Construction of the Bioconjugate Py-Macrodipa-PSMA and Its In Vivo Investigations with Large 132/135 La 3+ and Small 47 Sc 3+ Radiometal Ions.

To harness radiometals in clinical settings, a chelator forming a stable complex with the metal of interest and targets the desired pathological site is needed. Toward this goal, we previously reported a unique set of chelators that can stably bind to both large and small metal ions, via a conformational switch. Within this chelator class, py-macrodipa is particularly promising based on its ability to stably bind several medicinally valuable radiometals including large 132/135 La 3+ , 213 Bi 3+ , and small 44 Sc 3+ . Here, we report a 10-step organic synthesis of its bifunctional analogue py-macrodipa-NCS, which contains an amine-reactive -NCS group that is amenable for bioconjugation reactions to targeting vectors.

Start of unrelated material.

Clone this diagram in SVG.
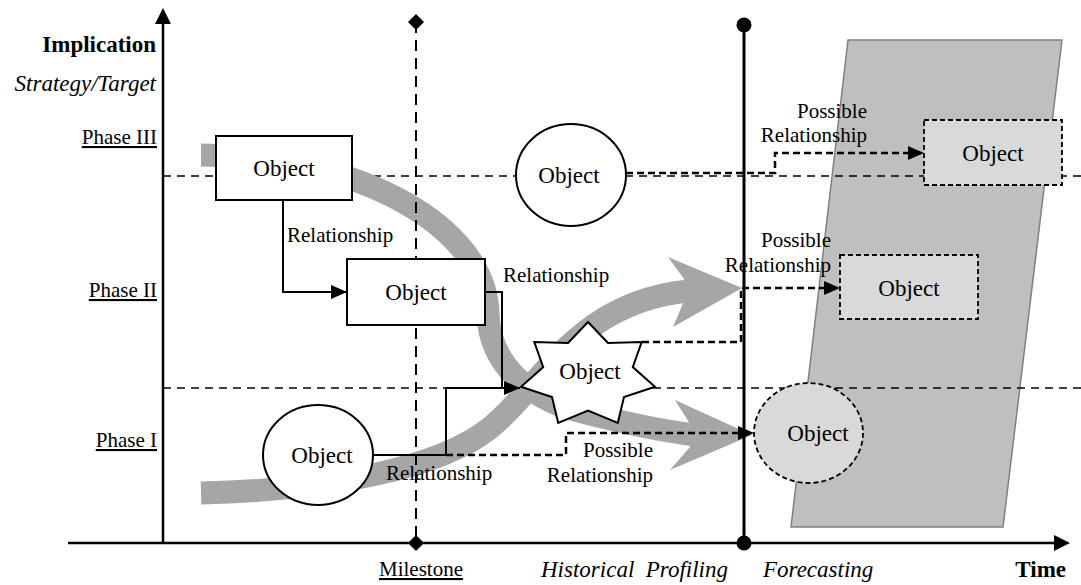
<svg xmlns="http://www.w3.org/2000/svg" width="1081" height="585" viewBox="0 0 1081 585">
<style>
text{font-family:"Liberation Serif","Times New Roman",serif;fill:#000}
.lbl{font-size:21px}
.obj{font-size:23px;text-anchor:middle}
.it{font-style:italic;font-size:23px}
.bd{font-weight:bold;font-size:23px}
.ul{text-decoration:underline}
.phase{fill:none;stroke:#000;stroke-width:1.5;stroke-dasharray:8 6}
.band{fill:none;stroke:#a6a6a6;stroke-width:23}
.bandhead{fill:#a6a6a6}
.solid{fill:none;stroke:#000;stroke-width:2}
.dash{fill:none;stroke:#000;stroke-width:2.5;stroke-dasharray:7 4}
.node{fill:#fff;stroke:#000;stroke-width:2}
.fnode{fill:#d9d9d9;stroke:#000;stroke-width:1.8;stroke-dasharray:5 3}
</style>
<defs>
<marker id="ah" viewBox="0 0 16 14" refX="16" refY="7" markerWidth="16" markerHeight="14" markerUnits="userSpaceOnUse" orient="auto">
<path d="M0,0 L16,7 L0,14 z" fill="#000" stroke="none"/>
</marker>
</defs>

<g id="forecast-area">
<polygon points="848,40 1062,40 1003,527 791,527" fill="#bfbfbf" stroke="#808080" stroke-width="1.5"/>
</g>

<g id="phase-lines">
<line class="phase" x1="163" y1="176" x2="1081" y2="176"/>
<line class="phase" x1="163" y1="388" x2="1081" y2="388"/>
</g>

<g id="trend-bands">
<path class="band" d="M201,155 C360,155 488,228 488,315 C490,365 530,398 578,411 C620,422 655,430 695,435"/>
<polygon class="bandhead" points="752,435 675,400 690,424 690,447 670,470"/>
<path class="band" d="M201,493 C330,490 440,468 490,428 C530,396 550,352 605,318 C635,300 665,292 700,290"/>
<polygon class="bandhead" points="742,288 668,257 684,279 684,301 673,327"/>
</g>

<g id="axes">
<line x1="163" y1="22" x2="163" y2="543" stroke="#000" stroke-width="2.5"/>
<polygon points="163,8 171,24 155,24" fill="#000"/>
<line x1="68" y1="543" x2="1056" y2="543" stroke="#000" stroke-width="2.5"/>
<polygon points="1070,543 1054,535 1054,551" fill="#000"/>
<line x1="416" y1="22" x2="416" y2="543" stroke="#000" stroke-width="2" stroke-dasharray="11 7"/>
<polygon points="416,14 424,22 416,30 408,22" fill="#000"/>
<polygon points="416,535 424,543 416,551 408,543" fill="#000"/>
<line x1="744" y1="25" x2="744" y2="543" stroke="#000" stroke-width="3"/>
<circle cx="744" cy="25" r="7.5" fill="#000"/>
<circle cx="744" cy="543" r="7.5" fill="#000"/>
</g>

<g id="connectors">
<polyline class="solid" points="283,200 283,292 347,292" marker-end="url(#ah)"/>
<polyline class="solid" points="486,292 502,292 502,388 520,388" marker-end="url(#ah)"/>
<polyline class="solid" points="373,455 446,455 446,388 505,388"/>
<polyline class="dash" points="446,455 566,455 566,433 754,433" marker-end="url(#ah)"/>
<polyline class="dash" points="642,342 741,342 741,288 840,288" marker-end="url(#ah)"/>
<polyline class="dash" points="626,173 775,173 775,153 924,153" marker-end="url(#ah)"/>
<text class="lbl" x="287" y="242">Relationship</text>
<text class="lbl" x="503" y="282">Relationship</text>
<text class="lbl" x="386" y="480">Relationship</text>
<text class="lbl" x="653" y="457" text-anchor="end">Possible</text>
<text class="lbl" x="653" y="482" text-anchor="end">Relationship</text>
<text class="lbl" x="831" y="247" text-anchor="end">Possible</text>
<text class="lbl" x="831" y="272" text-anchor="end">Relationship</text>
<text class="lbl" x="867" y="118" text-anchor="end">Possible</text>
<text class="lbl" x="867" y="142" text-anchor="end">Relationship</text>
</g>

<g id="object-box-1">
<rect class="node" x="216" y="136" width="136" height="64"/>
<text class="obj" x="284" y="176">Object</text>
</g>
<g id="object-box-2">
<rect class="node" x="347" y="259" width="138" height="66"/>
<text class="obj" x="416" y="300">Object</text>
</g>
<g id="object-circle-top">
<ellipse class="node" cx="571" cy="175" rx="55" ry="51"/>
<text class="obj" x="569" y="183">Object</text>
</g>
<g id="object-circle-low">
<ellipse class="node" cx="318" cy="455" rx="55" ry="50"/>
<text class="obj" x="322" y="463">Object</text>
</g>
<g id="object-star">
<polygon class="node" points="588,322 608,343 641.7,342 632.8,367.1 655,386.8 624,397.1 617.8,422.8 588,410.5 558.2,422.8 552,397.1 521,386.8 543.2,367.1 534.3,342 568,343"/>
<text class="obj" x="590" y="379">Object</text>
</g>
<g id="object-future-1">
<rect class="fnode" x="924" y="120" width="138" height="65"/>
<text class="obj" x="993" y="161">Object</text>
</g>
<g id="object-future-2">
<rect class="fnode" x="840" y="255" width="138" height="64"/>
<text class="obj" x="909" y="296">Object</text>
</g>
<g id="object-future-3">
<ellipse class="fnode" cx="808.5" cy="433" rx="54.5" ry="50"/>
<text class="obj" x="818" y="441">Object</text>
</g>

<g id="axis-labels">
<text class="bd" x="156" y="52" text-anchor="end">Implication</text>
<text class="it" x="156" y="91" text-anchor="end">Strategy/Target</text>
<text class="lbl ul" x="157" y="144" text-anchor="end">Phase III</text>
<text class="lbl ul" x="157" y="297" text-anchor="end">Phase II</text>
<text class="lbl ul" x="157" y="447" text-anchor="end">Phase I</text>
<text class="lbl ul" x="421" y="576" text-anchor="middle">Milestone</text>
<text class="it" x="541" y="577" xml:space="preserve">Historical  Profiling</text>
<text class="it" x="763" y="577">Forecasting</text>
<text class="bd" x="1066" y="577" text-anchor="end">Time</text>
</g>
</svg>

The hydrolytic stability of py-macordipa-NCS was assessed, revealing a half-life of 6.0 d in pH 9.0 aqueous buffer. This bifunctional chelator was then conjugated to a prostate-specific membrane antigen (PSMA)-binding moiety, yielding the bioconjugate py-macrodipa-PSMA, which was subsequently radiolabeled with large 132/135 La 3+ and small 47 Sc 3+ , revealing efficient and quantitative complex formation. The resulting radiocomplexes were injected into mice bearing both PSMA-expressing and PSMA-non-expressing tumor xenografts to determine their biodistribution patterns, revealing delivery of both 132/135 La 3+ and 47 Sc 3+ to PSMA+ tumor sites. However, partial radiometal dissociation was observed, suggesting that py-macrodipa-PSMA needs further structural optimization.